Transcribe all of the material exactly. Any picture in it should be left out.

### Supplied data ###

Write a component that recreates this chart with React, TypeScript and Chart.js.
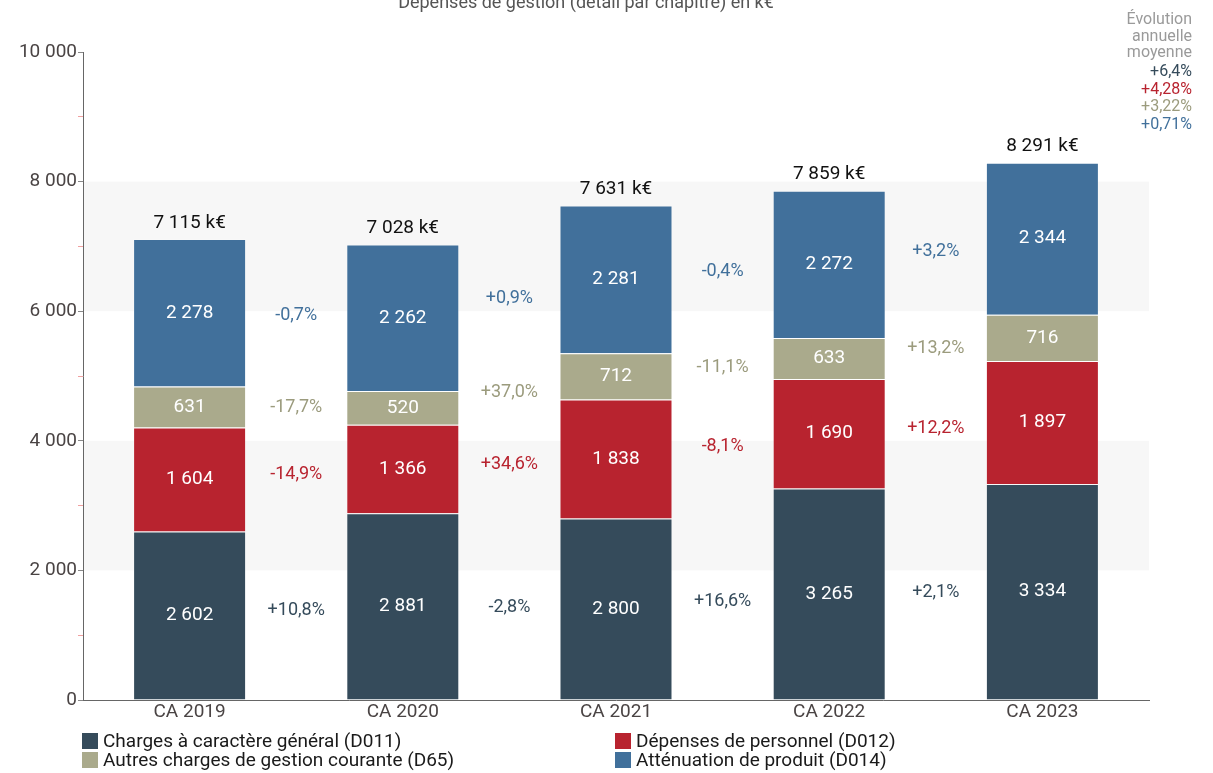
import React, { useEffect, useRef } from "react";
import { Chart, registerables } from "chart.js";
Chart.register(...registerables);

const categories = ["CA 2019", "CA 2020", "CA 2021", "CA 2022", "CA 2023"];
const seriesNames = [
  "Charges à caractère général (D011)",
  "Dépenses de personnel (D012)",
  "Autres charges de gestion courante (D65)",
  "Atténuation de produit (D014)",
];
const d011 = [2602, 2881, 2800, 3265, 3334];
const d012 = [1604, 1366, 1838, 1690, 1897];
const d65 = [631, 520, 712, 633, 716];
const d014 = [2278, 2262, 2281, 2272, 2344];
const totals = [7115, 7028, 7631, 7859, 8291];
const chg011 = ["+10,8%", "-2,8%", "+16,6%", "+2,1%"];
const chg012 = ["-14,9%", "+34,6%", "-8,1%", "+12,2%"];
const chg65 = ["-17,7%", "+37,0%", "-11,1%", "+13,2%"];
const chg014 = ["-0,7%", "+0,9%", "-0,4%", "+3,2%"];
const avgHeader = ["Évolution", "annuelle", "moyenne"];
const avgEvolution = ["+6,4%", "+4,28%", "+3,22%", "+0,71%"];
const bands = [
  [2000, 4000],
  [6000, 8000],
];
const title = "Dépenses de gestion (détail par chapitre) en k€";

const barColors = ["#354b5b", "#b8232f", "#aaaa8c", "#41709b"];
const textColors = ["#354b5b", "#b8232f", "#9b9b7d", "#41709b"];
const FONT = "Roboto, 'Noto Sans', sans-serif";

const seriesValues = [d011, d012, d65, d014];
const seriesChanges = [chg011, chg012, chg65, chg014];

const fmt = (n: number) => String(n).replace(/\B(?=(\d{3})+(?!\d))/g, " ");

const overlayPlugin = {
  id: "overlay",
  beforeDraw(chart: any) {
    const { ctx, chartArea } = chart;
    const y = chart.scales.y;
    ctx.save();
    ctx.fillStyle = "#f7f7f7";
    bands.forEach(([a, b]) => {
      const y1 = y.getPixelForValue(b);
      const y2 = y.getPixelForValue(a);
      ctx.fillRect(chartArea.left, y1, chartArea.right - chartArea.left, y2 - y1);
    });
    ctx.restore();
  },
  afterDatasetsDraw(chart: any) {
    const { ctx } = chart;
    ctx.save();
    ctx.textAlign = "center";
    ctx.textBaseline = "middle";
    // segment labels
    ctx.font = `19px ${FONT}`;
    ctx.fillStyle = "#ffffff";
    seriesValues.forEach((vals, i) => {
      const meta = chart.getDatasetMeta(i);
      vals.forEach((v, j) => {
        const el: any = meta.data[j];
        ctx.fillText(fmt(v), el.x, (el.y + el.base) / 2);
      });
    });
    // totals
    const topMeta = chart.getDatasetMeta(seriesValues.length - 1);
    ctx.font = `19px ${FONT}`;
    ctx.fillStyle = "#111111";
    totals.forEach((t, j) => {
      const el: any = topMeta.data[j];
      ctx.fillText(`${fmt(t)} k€`, el.x, el.y - 16);
    });
    // changes
    ctx.font = `18px ${FONT}`;
    seriesChanges.forEach((chg, i) => {
      const meta = chart.getDatasetMeta(i);
      ctx.fillStyle = textColors[i];
      chg.forEach((label, j) => {
        const a: any = meta.data[j];
        const b: any = meta.data[j + 1];
        const ma = (a.y + a.base) / 2;
        const mb = (b.y + b.base) / 2;
        ctx.fillText(label, (a.x + b.x) / 2, (ma + mb) / 2);
      });
    });
    // title
    ctx.font = `18px ${FONT}`;
    ctx.fillStyle = "#555555";
    ctx.textBaseline = "alphabetic";
    ctx.fillText(title, 586, 8);
    // annual evolution
    ctx.textAlign = "right";
    ctx.textBaseline = "middle";
    ctx.font = `16px ${FONT}`;
    ctx.fillStyle = "#9a9a9a";
    avgHeader.forEach((h, k) => ctx.fillText(h, 1192, 20 + k * 16.5));
    avgEvolution.forEach((v, k) => {
      ctx.fillStyle = textColors[k];
      ctx.fillText(v, 1192, 72 + k * 17.7);
    });
    // legend
    ctx.textAlign = "left";
    ctx.font = `19px ${FONT}`;
    const cols = [82, 615];
    const rows = [741, 760];
    seriesNames.forEach((name, i) => {
      const x = cols[i % 2];
      const yy = rows[Math.floor(i / 2)];
      ctx.fillStyle = barColors[i];
      ctx.fillRect(x, yy - 8, 16, 16);
      ctx.fillStyle = "#1a1a1a";
      ctx.fillText(name, x + 21, yy + 1);
    });
    ctx.restore();
  },
};

export default function App() {
  const ref = useRef<HTMLCanvasElement>(null);
  useEffect(() => {
    if (!ref.current) return;
    const chart = new Chart(ref.current, {
      type: "bar",
      data: {
        labels: categories,
        datasets: seriesValues.map((vals, i) => ({
          label: seriesNames[i],
          data: vals,
          backgroundColor: barColors[i],
          borderColor: "rgba(255,255,255,0.18)",
          borderWidth: 1,
          stack: "s",
          categoryPercentage: 1,
          barPercentage: 0.53,
        })),
      },
      options: {
        responsive: false,
        animation: false,
        layout: { padding: { left: 0, top: 52, right: 64, bottom: 0 } },
        plugins: {
          legend: { display: false },
          title: { display: false },
          tooltip: { enabled: false },
        },
        scales: {
          x: {
            stacked: true,
            grid: { display: false, drawTicks: false },
            border: { display: true, color: "#666666", width: 1 },
            ticks: { color: "#4a4444", font: { size: 19, family: FONT }, padding: 1 },
            afterFit: (s: any) => {
              s.height = 73;
            },
          },
          y: {
            stacked: true,
            min: 0,
            max: 10000,
            grid: {
              drawOnChartArea: false,
              drawTicks: true,
              tickLength: 5,
              tickColor: (c: any) =>
                c.tick && c.tick.value % 2000 === 0 ? "#888888" : "#f0a0a0",
            },
            border: { display: true, color: "#666666", width: 1 },
            ticks: {
              stepSize: 1000,
              color: "#4a4444",
              font: { size: 19, family: FONT },
              padding: 1,
              callback: (v: any) => (Number(v) % 2000 === 0 ? fmt(Number(v)) : ""),
            },
            afterFit: (s: any) => {
              s.width = 83;
            },
          },
        },
      },
      plugins: [overlayPlugin],
    });
    return () => chart.destroy();
  }, []);
  return (
    <div style={{ position: "fixed", left: 0, top: 0, width: 1213, height: 773, background: "#fff" }}>
      <canvas ref={ref} width={1213} height={773} style={{ display: "block" }} />
    </div>
  );
}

###

Written solution –
Write a component that recreates this chart with React, TypeScript and Chart.js.
import React, { useEffect, useRef } from "react";
import { Chart, registerables } from "chart.js";
Chart.register(...registerables);

const categories = ["CA 2019", "CA 2020", "CA 2021", "CA 2022", "CA 2023"];
const seriesNames = [
  "Charges à caractère général (D011)",
  "Dépenses de personnel (D012)",
  "Autres charges de gestion courante (D65)",
  "Atténuation de produit (D014)",
];
const d011 = [2602, 2881, 2800, 3265, 3334];
const d012 = [1604, 1366, 1838, 1690, 1897];
const d65 = [631, 520, 712, 633, 716];
const d014 = [2278, 2262, 2281, 2272, 2344];
const totals = [7115, 7028, 7631, 7859, 8291];
const chg011 = ["+10,8%", "-2,8%", "+16,6%", "+2,1%"];
const chg012 = ["-14,9%", "+34,6%", "-8,1%", "+12,2%"];
const chg65 = ["-17,7%", "+37,0%", "-11,1%", "+13,2%"];
const chg014 = ["-0,7%", "+0,9%", "-0,4%", "+3,2%"];
const avgHeader = ["Évolution", "annuelle", "moyenne"];
const avgEvolution = ["+6,4%", "+4,28%", "+3,22%", "+0,71%"];
const bands = [
  [2000, 4000],
  [6000, 8000],
];
const title = "Dépenses de gestion (détail par chapitre) en k€";

const barColors = ["#354b5b", "#b8232f", "#aaaa8c", "#41709b"];
const textColors = ["#354b5b", "#b8232f", "#9b9b7d", "#41709b"];
const FONT = "Roboto, 'Noto Sans', sans-serif";

const seriesValues = [d011, d012, d65, d014];
const seriesChanges = [chg011, chg012, chg65, chg014];

const fmt = (n: number) => String(n).replace(/\B(?=(\d{3})+(?!\d))/g, " ");

const overlayPlugin = {
  id: "overlay",
  beforeDraw(chart: any) {
    const { ctx, chartArea } = chart;
    const y = chart.scales.y;
    ctx.save();
    ctx.fillStyle = "#f7f7f7";
    bands.forEach(([a, b]) => {
      const y1 = y.getPixelForValue(b);
      const y2 = y.getPixelForValue(a);
      ctx.fillRect(chartArea.left, y1, chartArea.right - chartArea.left, y2 - y1);
    });
    ctx.restore();
  },
  afterDatasetsDraw(chart: any) {
    const { ctx } = chart;
    ctx.save();
    ctx.textAlign = "center";
    ctx.textBaseline = "middle";
    // segment labels
    ctx.font = `19px ${FONT}`;
    ctx.fillStyle = "#ffffff";
    seriesValues.forEach((vals, i) => {
      const meta = chart.getDatasetMeta(i);
      vals.forEach((v, j) => {
        const el: any = meta.data[j];
        ctx.fillText(fmt(v), el.x, (el.y + el.base) / 2);
      });
    });
    // totals
    const topMeta = chart.getDatasetMeta(seriesValues.length - 1);
    ctx.font = `19px ${FONT}`;
    ctx.fillStyle = "#111111";
    totals.forEach((t, j) => {
      const el: any = topMeta.data[j];
      ctx.fillText(`${fmt(t)} k€`, el.x, el.y - 16);
    });
    // changes
    ctx.font = `18px ${FONT}`;
    seriesChanges.forEach((chg, i) => {
      const meta = chart.getDatasetMeta(i);
      ctx.fillStyle = textColors[i];
      chg.forEach((label, j) => {
        const a: any = meta.data[j];
        const b: any = meta.data[j + 1];
        const ma = (a.y + a.base) / 2;
        const mb = (b.y + b.base) / 2;
        ctx.fillText(label, (a.x + b.x) / 2, (ma + mb) / 2);
      });
    });
    // title
    ctx.font = `18px ${FONT}`;
    ctx.fillStyle = "#555555";
    ctx.textBaseline = "alphabetic";
    ctx.fillText(title, 586, 8);
    // annual evolution
    ctx.textAlign = "right";
    ctx.textBaseline = "middle";
    ctx.font = `16px ${FONT}`;
    ctx.fillStyle = "#9a9a9a";
    avgHeader.forEach((h, k) => ctx.fillText(h, 1192, 20 + k * 16.5));
    avgEvolution.forEach((v, k) => {
      ctx.fillStyle = textColors[k];
      ctx.fillText(v, 1192, 72 + k * 17.7);
    });
    // legend
    ctx.textAlign = "left";
    ctx.font = `19px ${FONT}`;
    const cols = [82, 615];
    const rows = [741, 760];
    seriesNames.forEach((name, i) => {
      const x = cols[i % 2];
      const yy = rows[Math.floor(i / 2)];
      ctx.fillStyle = barColors[i];
      ctx.fillRect(x, yy - 8, 16, 16);
      ctx.fillStyle = "#1a1a1a";
      ctx.fillText(name, x + 21, yy + 1);
    });
    ctx.restore();
  },
};

export default function App() {
  const ref = useRef<HTMLCanvasElement>(null);
  useEffect(() => {
    if (!ref.current) return;
    const chart = new Chart(ref.current, {
      type: "bar",
      data: {
        labels: categories,
        datasets: seriesValues.map((vals, i) => ({
          label: seriesNames[i],
          data: vals,
          backgroundColor: barColors[i],
          borderColor: "rgba(255,255,255,0.18)",
          borderWidth: 1,
          stack: "s",
          categoryPercentage: 1,
          barPercentage: 0.53,
        })),
      },
      options: {
        responsive: false,
        animation: false,
        layout: { padding: { left: 0, top: 52, right: 64, bottom: 0 } },
        plugins: {
          legend: { display: false },
          title: { display: false },
          tooltip: { enabled: false },
        },
        scales: {
          x: {
            stacked: true,
            grid: { display: false, drawTicks: false },
            border: { display: true, color: "#666666", width: 1 },
            ticks: { color: "#4a4444", font: { size: 19, family: FONT }, padding: 1 },
            afterFit: (s: any) => {
              s.height = 73;
            },
          },
          y: {
            stacked: true,
            min: 0,
            max: 10000,
            grid: {
              drawOnChartArea: false,
              drawTicks: true,
              tickLength: 5,
              tickColor: (c: any) =>
                c.tick && c.tick.value % 2000 === 0 ? "#888888" : "#f0a0a0",
            },
            border: { display: true, color: "#666666", width: 1 },
            ticks: {
              stepSize: 1000,
              color: "#4a4444",
              font: { size: 19, family: FONT },
              padding: 1,
              callback: (v: any) => (Number(v) % 2000 === 0 ? fmt(Number(v)) : ""),
            },
            afterFit: (s: any) => {
              s.width = 83;
            },
          },
        },
      },
      plugins: [overlayPlugin],
    });
    return () => chart.destroy();
  }, []);
  return (
    <div style={{ position: "fixed", left: 0, top: 0, width: 1213, height: 773, background: "#fff" }}>
      <canvas ref={ref} width={1213} height={773} style={{ display: "block" }} />
    </div>
  );
}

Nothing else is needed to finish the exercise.